Automotive MCUs
The auto world already uses plenty of different instruction sets: Power, ARM, Aurix, STM 16 bit, japanese Hitachi-PDP11 (no joking), japanese Mitsubish and probably 25 other instruction sets. It looks like the japanese now switch to ARM and use these controllers also in cameras, TVs etc.
That is possible, because automotive control units are custom-developed from pcb to housing to connectors to software. There is now some standardization from the AUTOSAR operating system, which is typically delivered in source by Vector Informatik. Modern auto software is fully done in C and is (to 99,99% of code) only a recompile away from a new mikrocontroller, if Vector Informatik has ported the OS to this MCU. Drivers are a different story, of course as they must fit to the MCU registers.
The control unit developer company must then demonstrate that the unit will meet all requirements defined by the auto company for the unit (including timing requirements). Unit and software testing should be done on the new controller to see that the compiler and the processor dont have funny behaviour. There is no additional effort for a new instruction set to perform this.
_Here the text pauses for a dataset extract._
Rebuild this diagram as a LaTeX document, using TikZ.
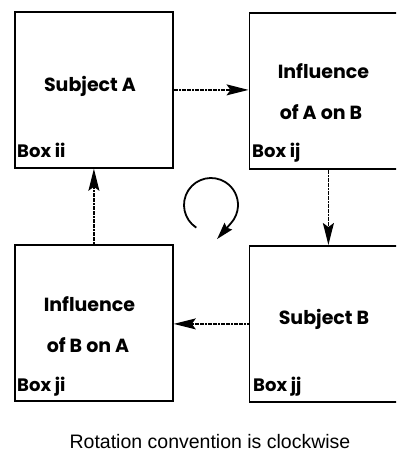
\documentclass[tikz,border=0pt]{standalone}
\usepackage{fontspec}
\newfontfamily\boxfont{Poppins}
\setmainfont{Liberation Sans}
\usetikzlibrary{arrows.meta}
\tikzset{
  bigbox/.style={draw=black, line width=1.8pt, minimum width=158pt, minimum height=156pt, anchor=north west, inner sep=0pt},
  lbl/.style={font=\boxfont\bfseries\fontsize{19}{22}\selectfont, inner sep=0pt},
  boxlbl/.style={font=\boxfont\bfseries\fontsize{18}{22}\selectfont, inner sep=0pt, anchor=base west},
  conn/.style={line width=1.3pt, dash pattern=on 2pt off 0.6pt, -{Stealth[length=22pt,width=11pt,inset=4pt]}},
  rot/.style={line width=1.8pt, -{Stealth[length=17pt,width=10pt,inset=2pt]}}
}
\begin{document}
\begin{tikzpicture}[x=1pt,y=1pt]
\useasboundingbox (0,0) rectangle (396,-454);
\clip (0,0) rectangle (396,-454);
\node[bigbox] (ii) at (14,-11) {};
\node[bigbox] (ij) at (248.5,-12) {};
\node[bigbox] (ji) at (14,-244) {};
\node[bigbox] (jj) at (248.5,-245) {};
\node[lbl] (tA) at (90,-86) {Subject A};
\node[lbl] (tI1) at (323.5,-71) {Influence};
\node[lbl] (tI2) at (321,-112) {of A on B};
\node[lbl] (tI3) at (89.5,-304) {Influence};
\node[lbl] (tI4) at (88,-345) {of B on A};
\node[lbl] (tB) at (324,-319) {Subject B};
\node[boxlbl] (bii) at (17,-158) {Box ii};
\node[boxlbl] (bij) at (252,-158) {Box ij};
\node[boxlbl] (bji) at (17,-391) {Box ji};
\node[boxlbl] (bjj) at (253,-391) {Box jj};
\draw[conn] (ii.east) -- (ii.east -| ij.west);
\draw[conn] (ij.south) -- (ij.south |- jj.north);
\draw[conn] (jj.west) -- (jj.west -| ji.east);
\draw[conn] (ji.north) -- (ji.north |- ii.south);
\coordinate (rc) at (211,-205);
\draw[rot] (rc) ++(237:27) arc[start angle=237, end angle=-42, radius=27] -- ++(-14,-16);
\node[font=\fontsize{19.5}{22}\selectfont, anchor=base, inner sep=0pt] (cap) at (210,-448) {Rotation convention is clockwise};
\end{tikzpicture}
\end{document}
Rather, the big effort is to define, create and debug all of these test cases.
In the IT sphere, a properly developed C++, Rust or Sappeur program will simply rebuild and run nicely on any major POSIX platfrom and CPU. If not, it is almost always due to a hidden bug. I have done this with great success from SPARC to ARM to ELBRUS:
http://sappeur.ddnss.de/
http://gauss.ddnss.de/
For example, the ELRBUS instruction set is a secret, but there exists a nice tcc C++ compiler. I never bothered to look at the generated binary code, it just runs quite nicely at approx RPI speed.